Самым знаменитым исполнителем роли «Руслана» в гениальной опере Глинки «Руслан и Людмила» считался на Мариинской сцене бас Мельников. С его уходом из театра на пенсию незадолго до моего поступления в труппу, эта роль осталась, так сказать, вакантной. Мельникова никто из басов Мариинской сцены не мог заменить. Пробовали все, и все проваливались. Исключительно трудная роль оказывалась им не под силу. После Мельникова все исполнители «Руслана» казались тенями.
Когда меня надо было впервые представить публике Мариинского театра, главный режиссер, Геннадий Петрович Кондратьев, позвал меня и спросил:
– Руслана роль знаешь? (он всем говорил «ты»).
Кое-что я знал из этой оперы, но все же я ответил:
– Нет, роли я не знаю.
Подумал Кондратьев и сказал:
– Есть две недели сроку, если хочешь эту роль сыграть в свой первый спектакль. Можешь в две недели одолеть?
В русских провинциальных операх певцам приходится сплошь и рядом выучивать роль буквально в два часа. Это уж такой правильный образ ведения дела – «спасать положение». Приходилось делать это и мне в Тифлисе. Я более или менее успешно выучивал механически роль, выработав особые приемы запоминания, и затруднений, от которых опускались бы руки, при этом не встречал. Я вспомнил Тифлис и ответил:
– В две недели? Еще бы! Как же нет? Конечно.
Я принялся заучивать роль, как заучивал роли в Тифлисе – для «спасения положения». Но как только начались репетиции, я понял, что две недели срок слишком малый для того, чтобы действительно сыграть роль Руслана. Отказаться было поздно – неловко, даже стыдно. Я старался, как мог, подготовиться, хотя бы только формально, т.е., не врать в самой линии музыки.
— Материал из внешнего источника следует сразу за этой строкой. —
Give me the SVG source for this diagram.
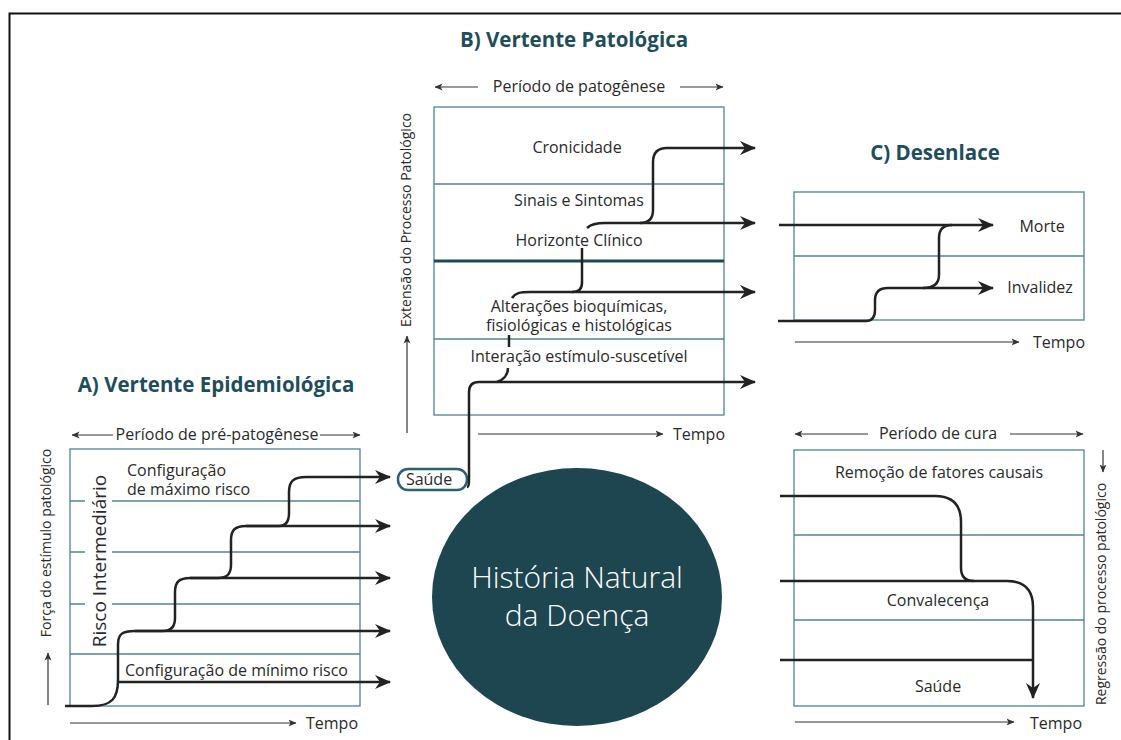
<svg xmlns="http://www.w3.org/2000/svg" width="1121" height="740" viewBox="0 0 1121 740">
<defs>
<marker id="ah" viewBox="0 0 16 16" refX="15" refY="8" markerWidth="16" markerHeight="16" markerUnits="userSpaceOnUse" orient="auto">
<path d="M0,1 L16,8 L0,15 L5,8 Z" fill="#222"/>
</marker>
<marker id="sa" viewBox="0 0 8 8" refX="7.5" refY="4" markerWidth="8" markerHeight="8" markerUnits="userSpaceOnUse" orient="auto">
<path d="M0,0.5 L8,4 L0,7.5 L2,4 Z" fill="#333"/>
</marker>
<style>
text{font-family:"Open Sans","Noto Sans","Liberation Sans",sans-serif;fill:#2a2a2a;font-size:16px}
.t{font-weight:bold;fill:#1e4d5c;font-size:20.5px}
.m{text-anchor:middle}
.r{font-size:14px}
.box{fill:none;stroke:#4f8591;stroke-width:1.3}
.ax{fill:none;stroke:#333;stroke-width:1.2}
.ln{fill:none;stroke:#222;stroke-width:2.5}
.ar{marker-end:url(#ah)}
.sm{marker-end:url(#sa)}
</style>
</defs>
<path d="M9.5,740 V13.5 H1121" fill="none" stroke="#111" stroke-width="2"/>

<g id="panelA">
<text class="t m" x="216" y="392">A) Vertente Epidemiológica</text>
<text class="m" x="217" y="440">Período de pré-patogênese</text>
<line class="ax sm" x1="113" y1="435" x2="72" y2="435"/>
<line class="ax sm" x1="320" y1="435" x2="360" y2="435"/>
<rect class="box" x="70" y="449" width="290" height="257"/>
<path class="box" d="M70,501 H85 M112,501 H360 M70,552 H85 M112,552 H360 M70,604 H85 M112,604 H360 M70,654 H360"/>
<text x="127" y="476">Configuração</text>
<text x="127" y="495">de máximo risco</text>
<text x="125" y="676">Configuração de mínimo risco</text>
<text class="m" transform="rotate(-90 106 561)" x="106" y="561" style="font-size:19px">Risco Intermediário</text>
<text class="m r" transform="rotate(-90 51 543)" x="51" y="543">Força do estímulo patológico</text>
<line class="ax sm" x1="48" y1="705" x2="48" y2="653"/>
<line class="ax sm" x1="70" y1="723" x2="296" y2="723"/>
<text x="306" y="729">Tempo</text>
</g>

<g id="panelB">
<text class="t m" x="574" y="47">B) Vertente Patológica</text>
<text class="m" x="579" y="92">Período de patogênese</text>
<line class="ax sm" x1="478" y1="87" x2="435" y2="87"/>
<line class="ax sm" x1="680" y1="87" x2="723" y2="87"/>
<rect class="box" x="434" y="107" width="290" height="308"/>
<path class="box" d="M434,184 H724 M434,339 H724"/>
<line x1="434" y1="261" x2="724" y2="261" stroke="#1d4a55" stroke-width="3"/>
<text class="m" x="577" y="153">Cronicidade</text>
<text class="m" x="579" y="206">Sinais e Sintomas</text>
<text class="m" x="579" y="246">Horizonte Clínico</text>
<text class="m" x="579" y="312">Alterações bioquímicas,</text>
<text class="m" x="579" y="331">fisiológicas e histológicas</text>
<text class="m" x="579" y="362">Interação estímulo-suscetível</text>
<text class="m r" transform="rotate(-90 411 220)" x="411" y="220">Extensão do Processo Patológico</text>
<line class="ax sm" x1="407" y1="433" x2="407" y2="336"/>
<line class="ax sm" x1="478" y1="434" x2="663" y2="434"/>
<text x="673" y="440">Tempo</text>
</g>

<g id="panelC">
<text class="t m" x="935" y="160">C) Desenlace</text>
<rect class="box" x="794" y="192" width="290" height="128"/>
<path class="box" d="M794,256 H1084"/>
<text class="m" x="1042" y="232">Morte</text>
<text class="m" x="1040" y="293">Invalidez</text>
<line class="ax sm" x1="795" y1="342" x2="1019" y2="342"/>
<text x="1033" y="348">Tempo</text>
</g>

<g id="panelD">
<text class="m" x="938" y="439">Período de cura</text>
<line class="ax sm" x1="868" y1="434" x2="795" y2="434"/>
<line class="ax sm" x1="1010" y1="434" x2="1083" y2="434"/>
<rect class="box" x="794" y="450" width="290" height="256"/>
<path class="box" d="M794,535 H1084 M794,620 H1084"/>
<text class="m" x="939" y="478">Remoção de fatores causais</text>
<text class="m" x="938" y="606">Convalecença</text>
<text class="m" x="938" y="692">Saúde</text>
<text class="m r" transform="rotate(-90 1106 594)" x="1106" y="594">Regressão do processo patológico</text>
<line class="ax sm" x1="1103" y1="450" x2="1103" y2="472"/>
<line class="ax sm" x1="795" y1="722" x2="1014" y2="722"/>
<text x="1030" y="729">Tempo</text>
</g>

<g id="saude">
<rect x="398" y="469" width="69" height="21" rx="10" fill="#fff" stroke="#2b6270" stroke-width="2.5"/>
<text class="m" x="429" y="485">Saúde</text>
</g>

<g id="historia">
<ellipse cx="577" cy="597" rx="145" ry="129" fill="#1d4650"/>
<text class="m" x="577" y="588" style="fill:#fff;font-size:30px;font-weight:300">História Natural</text>
<text class="m" x="577" y="626" style="fill:#fff;font-size:30px;font-weight:300">da Doença</text>
</g>

<g id="connectors">
<path class="ln ar" d="M65,706 H92 C112,706 118,698 118,680 V645 C118,634 122,631 135,631 H163 C171,631 175,627 175,618 V592 C175,582 179,578 190,578 H218 C227,578 231,574 231,565 V540 C231,530 235,526 246,526 H279 C286,526 289,522 289,513 V492 C289,481 294,477 306,477 H390"/>
<path class="ln ar" d="M118,682 H390"/>
<path class="ln ar" d="M135,631 H390"/>
<path class="ln ar" d="M190,578 H390"/>
<path class="ln ar" d="M246,526 H390"/>
<path class="ln ar" d="M467,487 Q469,487 469,480 V392 Q469,382 479,382 H755"/>
<path class="ln" d="M497,382 C503,380 508,375 508,368"/>
<path class="ln" d="M509,335 V347"/>
<path class="ln ar" d="M512,298 C515,293 520,292 530,292 H755"/>
<path class="ln" d="M582,248 V283 Q582,292 572,292"/>
<path class="ln ar" d="M587,228 C591,224 596,223 605,223 H755"/>
<path class="ln ar" d="M640,223 Q653,223 653,210 V162 Q653,148 667,148 H755"/>
<path class="ln ar" d="M779,225 H993"/>
<path class="ln ar" d="M778,321 H866 Q875,321 875,310 V300 Q875,288 888,288 H993"/>
<path class="ln" d="M923,288 Q939,288 939,275 V238 Q939,225 952,225"/>
<path class="ln" d="M780,496 H935 Q961,496 961,522 V568 Q961,581 974,581"/>
<path class="ln ar" d="M780,581 H1007 Q1033,581 1033,607 V698"/>
<path class="ln" d="M780,660 H1033"/>
</g>
</svg>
Настал вечер спектакля. Я оделся, загримировался по старому трафарету и на ватных от страха ногах вышел на сцену, на которой недавно еще звучал в роли Руслана голос Мельникова. Я до сих пор волнуюсь на сцене, даже когда пою роль в сотый раз, а тут к обычному волнению прибавилось еще волнение от сомнения, смогу ли, по крайней мере, не наврать. Конечно, поглощенный одной мыслью «не наврать»! – я играл и спел Руслана так, как если бы мне на святках пришлось нарядиться в какой-нибудь никогда не надеванный и мудреный маскарадный костюм.
Спектакль я пропел, но впечатление от меня у публики получилось скверное. Мне несколько дней после спектакля было просто совестно ходить по улицам и приходить в театр.
Но нет худа без добра. У начинающего артиста, в какой бы области он ни работал, есть очень опасные враги – домашние поклонники, которые настойчивыми голосами говорят ему об его необыкновенном таланте. Внешний блеск первых успехов, приятные слова друзей, пришедших за кулисы поздравить, цветы и восторженные барышни тушат настоящее горение и при этом еще мешают чувствовать чад головешек и копоть. Молодой человек теряет линию собственной оценки и начинает радоваться тому, что он представляет собою в искусстве нечто замечательное. Если в глубине души, оставшись ночью наедине с собою и со своей совестью, он и усомнится в своей исключительной ценности, то на другой же день какой-нибудь другой чудный доброжелатель вольет ему в душу новый бокал шампанского. Молодой артист снова опьянен и забыл то, что ему думалось прошлой ночью.